Raw records
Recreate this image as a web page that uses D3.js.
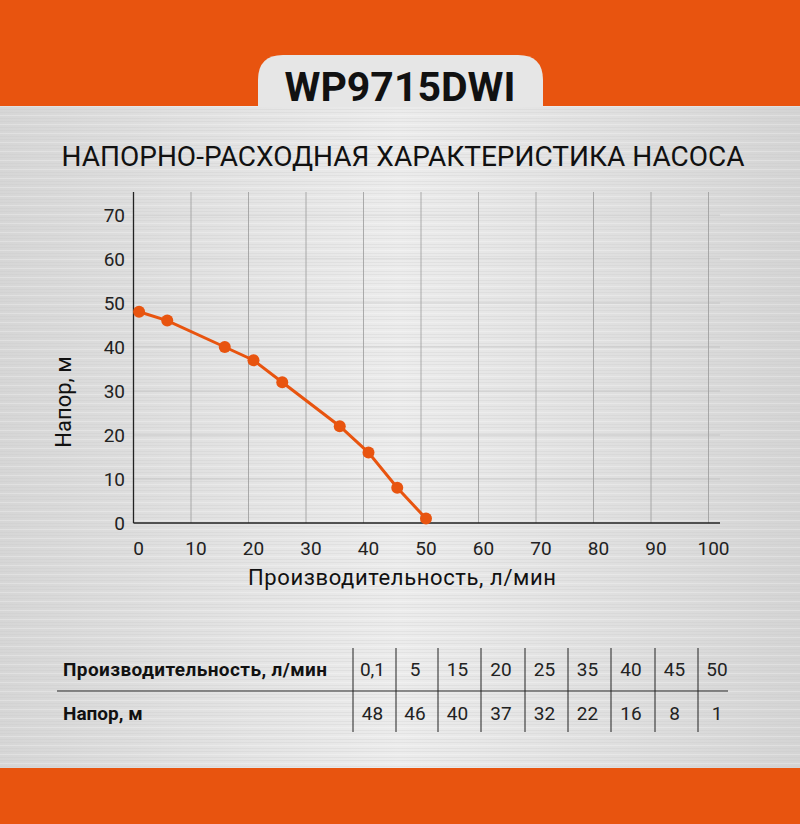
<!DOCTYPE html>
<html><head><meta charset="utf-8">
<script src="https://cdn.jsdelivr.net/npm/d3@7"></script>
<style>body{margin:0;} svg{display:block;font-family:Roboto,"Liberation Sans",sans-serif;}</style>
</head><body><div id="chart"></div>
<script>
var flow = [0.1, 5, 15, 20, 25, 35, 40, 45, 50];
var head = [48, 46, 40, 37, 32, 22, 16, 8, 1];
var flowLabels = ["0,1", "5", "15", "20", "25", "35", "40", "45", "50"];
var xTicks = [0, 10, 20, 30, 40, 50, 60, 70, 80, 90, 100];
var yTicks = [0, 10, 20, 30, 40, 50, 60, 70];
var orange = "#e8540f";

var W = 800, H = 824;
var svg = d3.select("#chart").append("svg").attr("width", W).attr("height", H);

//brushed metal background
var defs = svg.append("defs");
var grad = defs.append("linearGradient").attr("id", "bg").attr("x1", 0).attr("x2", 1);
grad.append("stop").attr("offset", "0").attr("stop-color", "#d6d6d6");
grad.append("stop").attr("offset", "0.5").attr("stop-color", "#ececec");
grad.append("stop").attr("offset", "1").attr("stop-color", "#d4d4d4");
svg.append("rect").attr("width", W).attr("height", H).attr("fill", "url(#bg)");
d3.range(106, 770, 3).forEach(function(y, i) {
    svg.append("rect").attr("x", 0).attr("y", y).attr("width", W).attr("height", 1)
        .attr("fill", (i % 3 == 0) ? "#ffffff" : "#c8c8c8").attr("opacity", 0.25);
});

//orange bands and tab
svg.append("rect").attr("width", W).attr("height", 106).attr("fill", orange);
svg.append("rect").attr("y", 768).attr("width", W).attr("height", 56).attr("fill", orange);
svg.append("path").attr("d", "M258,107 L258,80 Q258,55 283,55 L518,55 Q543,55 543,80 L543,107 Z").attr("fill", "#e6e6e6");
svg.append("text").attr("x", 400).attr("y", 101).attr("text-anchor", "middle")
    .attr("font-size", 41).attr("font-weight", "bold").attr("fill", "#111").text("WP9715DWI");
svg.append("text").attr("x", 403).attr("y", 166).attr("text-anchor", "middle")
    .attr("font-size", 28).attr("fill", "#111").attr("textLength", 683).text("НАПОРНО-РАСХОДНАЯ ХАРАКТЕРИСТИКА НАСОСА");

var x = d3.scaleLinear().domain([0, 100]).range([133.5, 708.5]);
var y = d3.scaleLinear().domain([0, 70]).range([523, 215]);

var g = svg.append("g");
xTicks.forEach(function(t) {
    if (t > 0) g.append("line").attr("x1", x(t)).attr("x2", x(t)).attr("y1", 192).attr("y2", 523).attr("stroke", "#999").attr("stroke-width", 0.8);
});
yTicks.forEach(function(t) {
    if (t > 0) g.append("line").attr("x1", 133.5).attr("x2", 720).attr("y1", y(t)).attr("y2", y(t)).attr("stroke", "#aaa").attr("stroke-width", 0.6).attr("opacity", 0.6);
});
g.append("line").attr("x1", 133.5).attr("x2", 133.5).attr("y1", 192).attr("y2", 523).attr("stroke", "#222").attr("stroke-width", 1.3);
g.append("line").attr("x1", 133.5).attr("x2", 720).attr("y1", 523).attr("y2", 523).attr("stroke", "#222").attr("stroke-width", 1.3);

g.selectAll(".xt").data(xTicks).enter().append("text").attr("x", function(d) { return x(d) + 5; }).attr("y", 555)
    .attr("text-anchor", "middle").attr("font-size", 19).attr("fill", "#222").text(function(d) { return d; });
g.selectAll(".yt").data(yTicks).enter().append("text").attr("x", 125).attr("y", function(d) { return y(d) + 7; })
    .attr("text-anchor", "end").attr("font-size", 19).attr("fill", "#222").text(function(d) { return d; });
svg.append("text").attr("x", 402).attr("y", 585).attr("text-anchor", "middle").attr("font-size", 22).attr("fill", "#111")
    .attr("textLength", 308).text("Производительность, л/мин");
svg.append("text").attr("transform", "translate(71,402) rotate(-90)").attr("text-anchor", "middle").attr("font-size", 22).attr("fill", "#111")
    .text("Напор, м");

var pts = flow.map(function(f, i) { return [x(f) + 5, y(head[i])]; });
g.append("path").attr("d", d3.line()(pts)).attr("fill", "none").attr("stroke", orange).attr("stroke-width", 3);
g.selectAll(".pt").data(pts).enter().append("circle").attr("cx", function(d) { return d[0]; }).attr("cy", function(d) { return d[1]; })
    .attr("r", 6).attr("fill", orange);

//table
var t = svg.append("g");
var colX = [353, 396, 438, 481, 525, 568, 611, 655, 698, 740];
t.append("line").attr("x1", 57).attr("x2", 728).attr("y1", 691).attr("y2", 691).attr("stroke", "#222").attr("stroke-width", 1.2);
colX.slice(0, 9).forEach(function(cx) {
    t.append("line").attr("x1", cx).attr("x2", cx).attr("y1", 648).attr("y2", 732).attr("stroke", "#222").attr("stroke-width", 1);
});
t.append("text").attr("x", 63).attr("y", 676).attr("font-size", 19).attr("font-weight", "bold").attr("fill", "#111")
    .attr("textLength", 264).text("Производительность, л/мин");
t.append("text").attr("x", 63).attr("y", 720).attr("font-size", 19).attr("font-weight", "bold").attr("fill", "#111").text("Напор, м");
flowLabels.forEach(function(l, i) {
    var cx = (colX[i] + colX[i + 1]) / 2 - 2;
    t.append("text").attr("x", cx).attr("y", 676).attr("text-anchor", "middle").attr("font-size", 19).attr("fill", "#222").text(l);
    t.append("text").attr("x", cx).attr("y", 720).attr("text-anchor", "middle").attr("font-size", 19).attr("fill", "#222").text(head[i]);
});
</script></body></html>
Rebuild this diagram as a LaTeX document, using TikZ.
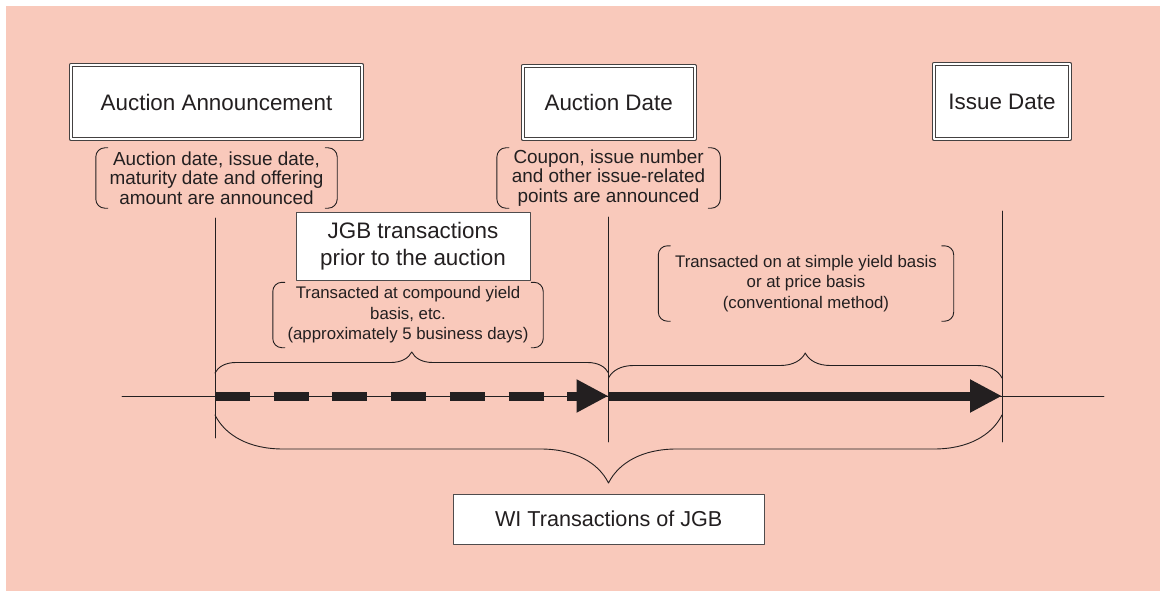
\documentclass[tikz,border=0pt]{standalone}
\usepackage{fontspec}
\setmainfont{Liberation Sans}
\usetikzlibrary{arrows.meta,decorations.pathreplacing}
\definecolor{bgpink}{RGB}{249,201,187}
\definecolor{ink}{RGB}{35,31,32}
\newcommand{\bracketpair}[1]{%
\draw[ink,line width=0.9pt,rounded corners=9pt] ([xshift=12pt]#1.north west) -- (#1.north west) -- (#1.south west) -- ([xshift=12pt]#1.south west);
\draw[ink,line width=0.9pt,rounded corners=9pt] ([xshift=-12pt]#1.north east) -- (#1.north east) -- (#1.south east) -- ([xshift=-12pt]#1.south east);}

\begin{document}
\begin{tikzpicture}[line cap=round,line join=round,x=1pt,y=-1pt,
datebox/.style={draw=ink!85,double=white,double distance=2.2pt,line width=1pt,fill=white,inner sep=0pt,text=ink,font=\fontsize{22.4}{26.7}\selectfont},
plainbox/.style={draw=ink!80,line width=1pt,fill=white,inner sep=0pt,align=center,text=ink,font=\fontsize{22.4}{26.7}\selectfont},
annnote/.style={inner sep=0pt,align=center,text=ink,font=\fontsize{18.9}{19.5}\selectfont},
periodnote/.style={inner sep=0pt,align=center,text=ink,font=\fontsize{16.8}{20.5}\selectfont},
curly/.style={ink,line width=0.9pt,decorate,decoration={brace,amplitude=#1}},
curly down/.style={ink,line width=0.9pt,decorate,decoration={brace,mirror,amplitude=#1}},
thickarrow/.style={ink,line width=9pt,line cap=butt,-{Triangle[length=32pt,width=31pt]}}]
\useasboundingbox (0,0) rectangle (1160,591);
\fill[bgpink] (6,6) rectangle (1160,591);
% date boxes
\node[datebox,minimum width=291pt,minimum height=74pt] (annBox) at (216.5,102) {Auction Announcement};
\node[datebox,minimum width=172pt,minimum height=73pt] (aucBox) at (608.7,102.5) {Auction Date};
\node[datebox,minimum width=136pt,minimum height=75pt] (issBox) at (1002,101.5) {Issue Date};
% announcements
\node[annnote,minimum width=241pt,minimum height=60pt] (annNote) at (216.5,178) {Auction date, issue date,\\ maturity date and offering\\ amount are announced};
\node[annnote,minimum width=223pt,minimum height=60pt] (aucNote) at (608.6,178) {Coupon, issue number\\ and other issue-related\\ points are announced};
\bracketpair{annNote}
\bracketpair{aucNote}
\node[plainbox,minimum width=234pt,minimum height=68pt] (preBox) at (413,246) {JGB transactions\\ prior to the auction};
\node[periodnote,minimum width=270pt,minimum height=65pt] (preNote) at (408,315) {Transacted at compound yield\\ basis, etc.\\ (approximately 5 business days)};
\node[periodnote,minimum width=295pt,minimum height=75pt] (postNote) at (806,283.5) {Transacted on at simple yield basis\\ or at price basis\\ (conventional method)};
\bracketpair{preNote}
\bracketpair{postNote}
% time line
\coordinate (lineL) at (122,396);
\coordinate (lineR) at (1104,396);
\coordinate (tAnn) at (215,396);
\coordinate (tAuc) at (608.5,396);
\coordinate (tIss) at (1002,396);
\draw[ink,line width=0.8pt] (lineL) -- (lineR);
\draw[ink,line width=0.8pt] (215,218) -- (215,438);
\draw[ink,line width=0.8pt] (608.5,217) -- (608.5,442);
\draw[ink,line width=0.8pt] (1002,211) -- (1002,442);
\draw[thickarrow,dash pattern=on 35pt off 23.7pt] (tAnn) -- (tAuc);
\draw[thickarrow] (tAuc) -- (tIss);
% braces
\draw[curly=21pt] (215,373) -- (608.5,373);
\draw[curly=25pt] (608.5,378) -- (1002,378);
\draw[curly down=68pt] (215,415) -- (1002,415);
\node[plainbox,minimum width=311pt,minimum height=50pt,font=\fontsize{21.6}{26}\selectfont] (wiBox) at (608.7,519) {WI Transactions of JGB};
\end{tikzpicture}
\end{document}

Task details
From the records above, extract the lines from the one holding "Rebuild this diagram" through the one holding "width=0.9pt,rounded corners=9pt] ([xshift=-12pt]#1.north", word for word; omit the pictures.

Written answer
Rebuild this diagram as a LaTeX document, using TikZ.
\documentclass[tikz,border=0pt]{standalone}
\usepackage{fontspec}
\setmainfont{Liberation Sans}
\usetikzlibrary{arrows.meta,decorations.pathreplacing}
\definecolor{bgpink}{RGB}{249,201,187}
\definecolor{ink}{RGB}{35,31,32}
\newcommand{\bracketpair}[1]{%
\draw[ink,line width=0.9pt,rounded corners=9pt] ([xshift=12pt]#1.north west) -- (#1.north west) -- (#1.south west) -- ([xshift=12pt]#1.south west);
\draw[ink,line width=0.9pt,rounded corners=9pt] ([xshift=-12pt]#1.north east) -- (#1.north east) -- (#1.south east) -- ([xshift=-12pt]#1.south east);}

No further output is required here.